--- Begin DATASET SECTION ---

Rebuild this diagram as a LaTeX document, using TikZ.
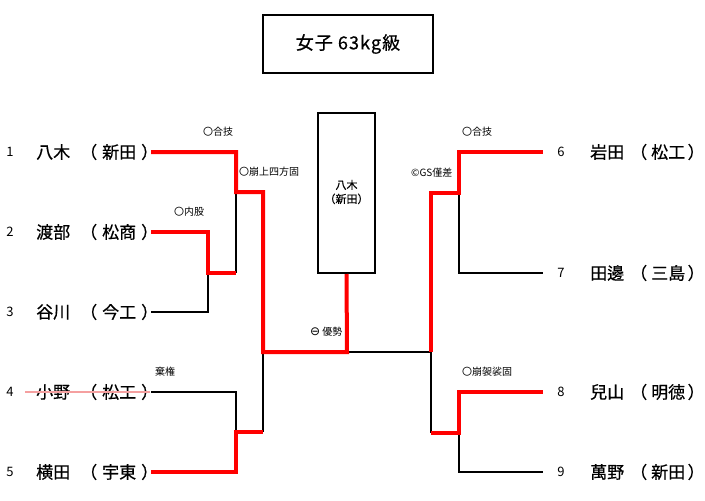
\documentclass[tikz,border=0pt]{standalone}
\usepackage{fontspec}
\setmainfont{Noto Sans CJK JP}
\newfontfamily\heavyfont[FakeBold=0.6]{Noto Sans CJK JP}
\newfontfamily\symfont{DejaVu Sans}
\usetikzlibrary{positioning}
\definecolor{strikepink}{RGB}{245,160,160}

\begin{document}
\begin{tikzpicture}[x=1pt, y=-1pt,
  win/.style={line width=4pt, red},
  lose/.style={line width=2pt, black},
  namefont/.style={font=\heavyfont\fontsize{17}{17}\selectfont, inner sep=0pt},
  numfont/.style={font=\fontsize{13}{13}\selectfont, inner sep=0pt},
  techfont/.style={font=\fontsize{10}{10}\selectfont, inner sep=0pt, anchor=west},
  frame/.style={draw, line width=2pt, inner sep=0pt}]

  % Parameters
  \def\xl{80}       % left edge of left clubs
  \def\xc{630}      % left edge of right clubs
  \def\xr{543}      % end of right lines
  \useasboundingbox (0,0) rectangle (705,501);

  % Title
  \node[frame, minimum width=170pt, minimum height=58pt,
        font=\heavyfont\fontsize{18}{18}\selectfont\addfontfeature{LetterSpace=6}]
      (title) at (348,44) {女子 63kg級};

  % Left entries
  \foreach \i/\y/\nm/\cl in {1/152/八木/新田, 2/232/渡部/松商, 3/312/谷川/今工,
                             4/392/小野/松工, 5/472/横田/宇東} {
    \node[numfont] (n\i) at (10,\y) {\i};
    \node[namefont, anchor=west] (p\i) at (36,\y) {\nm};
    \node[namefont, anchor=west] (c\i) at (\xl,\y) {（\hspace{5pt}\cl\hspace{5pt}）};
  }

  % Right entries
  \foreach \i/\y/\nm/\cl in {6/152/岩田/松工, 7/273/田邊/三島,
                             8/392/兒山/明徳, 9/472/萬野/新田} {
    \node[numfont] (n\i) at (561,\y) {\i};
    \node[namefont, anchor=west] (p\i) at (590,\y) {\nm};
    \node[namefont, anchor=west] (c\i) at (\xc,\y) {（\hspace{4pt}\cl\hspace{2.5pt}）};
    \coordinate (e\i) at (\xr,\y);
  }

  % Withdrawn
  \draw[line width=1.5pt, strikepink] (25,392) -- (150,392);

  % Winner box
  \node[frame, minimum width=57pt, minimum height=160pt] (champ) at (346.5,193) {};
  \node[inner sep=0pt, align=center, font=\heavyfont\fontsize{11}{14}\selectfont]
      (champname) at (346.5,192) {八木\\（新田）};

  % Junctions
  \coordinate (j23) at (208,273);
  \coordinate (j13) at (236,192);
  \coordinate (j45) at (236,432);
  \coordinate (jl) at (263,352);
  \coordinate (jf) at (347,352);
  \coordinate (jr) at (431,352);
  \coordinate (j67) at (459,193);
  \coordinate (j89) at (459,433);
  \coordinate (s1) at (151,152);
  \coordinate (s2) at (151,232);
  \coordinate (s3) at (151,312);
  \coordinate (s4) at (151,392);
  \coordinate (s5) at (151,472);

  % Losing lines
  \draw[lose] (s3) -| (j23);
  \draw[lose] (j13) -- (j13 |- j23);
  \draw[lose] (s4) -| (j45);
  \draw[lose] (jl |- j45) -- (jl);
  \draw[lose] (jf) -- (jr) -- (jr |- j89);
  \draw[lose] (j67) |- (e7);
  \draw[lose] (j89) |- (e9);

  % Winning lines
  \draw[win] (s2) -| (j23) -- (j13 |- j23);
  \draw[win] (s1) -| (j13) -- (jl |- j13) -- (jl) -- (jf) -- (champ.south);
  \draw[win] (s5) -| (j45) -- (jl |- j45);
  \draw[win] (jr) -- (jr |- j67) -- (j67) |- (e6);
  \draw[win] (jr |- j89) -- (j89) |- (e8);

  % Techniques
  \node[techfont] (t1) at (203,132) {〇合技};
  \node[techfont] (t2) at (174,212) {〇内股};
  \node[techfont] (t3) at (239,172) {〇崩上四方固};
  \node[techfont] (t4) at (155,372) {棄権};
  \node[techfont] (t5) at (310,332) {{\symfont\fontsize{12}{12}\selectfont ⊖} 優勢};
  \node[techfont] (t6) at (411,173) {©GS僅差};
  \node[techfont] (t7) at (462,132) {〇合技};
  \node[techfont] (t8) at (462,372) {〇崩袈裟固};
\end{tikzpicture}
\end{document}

--- End DATASET SECTION ---

YOUR INSTRUCTIONS> Reproduce the listing exactly. Leave its pictures out.

THE REPLY>
Rebuild this diagram as a LaTeX document, using TikZ.
\documentclass[tikz,border=0pt]{standalone}
\usepackage{fontspec}
\setmainfont{Noto Sans CJK JP}
\newfontfamily\heavyfont[FakeBold=0.6]{Noto Sans CJK JP}
\newfontfamily\symfont{DejaVu Sans}
\usetikzlibrary{positioning}
\definecolor{strikepink}{RGB}{245,160,160}

\begin{document}
\begin{tikzpicture}[x=1pt, y=-1pt,
  win/.style={line width=4pt, red},
  lose/.style={line width=2pt, black},
  namefont/.style={font=\heavyfont\fontsize{17}{17}\selectfont, inner sep=0pt},
  numfont/.style={font=\fontsize{13}{13}\selectfont, inner sep=0pt},
  techfont/.style={font=\fontsize{10}{10}\selectfont, inner sep=0pt, anchor=west},
  frame/.style={draw, line width=2pt, inner sep=0pt}]

  % Parameters
  \def\xl{80}       % left edge of left clubs
  \def\xc{630}      % left edge of right clubs
  \def\xr{543}      % end of right lines
  \useasboundingbox (0,0) rectangle (705,501);

  % Title
  \node[frame, minimum width=170pt, minimum height=58pt,
        font=\heavyfont\fontsize{18}{18}\selectfont\addfontfeature{LetterSpace=6}]
      (title) at (348,44) {女子 63kg級};

  % Left entries
  \foreach \i/\y/\nm/\cl in {1/152/八木/新田, 2/232/渡部/松商, 3/312/谷川/今工,
                             4/392/小野/松工, 5/472/横田/宇東} {
    \node[numfont] (n\i) at (10,\y) {\i};
    \node[namefont, anchor=west] (p\i) at (36,\y) {\nm};
    \node[namefont, anchor=west] (c\i) at (\xl,\y) {（\hspace{5pt}\cl\hspace{5pt}）};
  }

  % Right entries
  \foreach \i/\y/\nm/\cl in {6/152/岩田/松工, 7/273/田邊/三島,
                             8/392/兒山/明徳, 9/472/萬野/新田} {
    \node[numfont] (n\i) at (561,\y) {\i};
    \node[namefont, anchor=west] (p\i) at (590,\y) {\nm};
    \node[namefont, anchor=west] (c\i) at (\xc,\y) {（\hspace{4pt}\cl\hspace{2.5pt}）};
    \coordinate (e\i) at (\xr,\y);
  }

  % Withdrawn
  \draw[line width=1.5pt, strikepink] (25,392) -- (150,392);

  % Winner box
  \node[frame, minimum width=57pt, minimum height=160pt] (champ) at (346.5,193) {};
  \node[inner sep=0pt, align=center, font=\heavyfont\fontsize{11}{14}\selectfont]
      (champname) at (346.5,192) {八木\\（新田）};

  % Junctions
  \coordinate (j23) at (208,273);
  \coordinate (j13) at (236,192);
  \coordinate (j45) at (236,432);
  \coordinate (jl) at (263,352);
  \coordinate (jf) at (347,352);
  \coordinate (jr) at (431,352);
  \coordinate (j67) at (459,193);
  \coordinate (j89) at (459,433);
  \coordinate (s1) at (151,152);
  \coordinate (s2) at (151,232);
  \coordinate (s3) at (151,312);
  \coordinate (s4) at (151,392);
  \coordinate (s5) at (151,472);

  % Losing lines
  \draw[lose] (s3) -| (j23);
  \draw[lose] (j13) -- (j13 |- j23);
  \draw[lose] (s4) -| (j45);
  \draw[lose] (jl |- j45) -- (jl);
  \draw[lose] (jf) -- (jr) -- (jr |- j89);
  \draw[lose] (j67) |- (e7);
  \draw[lose] (j89) |- (e9);

  % Winning lines
  \draw[win] (s2) -| (j23) -- (j13 |- j23);
  \draw[win] (s1) -| (j13) -- (jl |- j13) -- (jl) -- (jf) -- (champ.south);
  \draw[win] (s5) -| (j45) -- (jl |- j45);
  \draw[win] (jr) -- (jr |- j67) -- (j67) |- (e6);
  \draw[win] (jr |- j89) -- (j89) |- (e8);

  % Techniques
  \node[techfont] (t1) at (203,132) {〇合技};
  \node[techfont] (t2) at (174,212) {〇内股};
  \node[techfont] (t3) at (239,172) {〇崩上四方固};
  \node[techfont] (t4) at (155,372) {棄権};
  \node[techfont] (t5) at (310,332) {{\symfont\fontsize{12}{12}\selectfont ⊖} 優勢};
  \node[techfont] (t6) at (411,173) {©GS僅差};
  \node[techfont] (t7) at (462,132) {〇合技};
  \node[techfont] (t8) at (462,372) {〇崩袈裟固};
\end{tikzpicture}
\end{document}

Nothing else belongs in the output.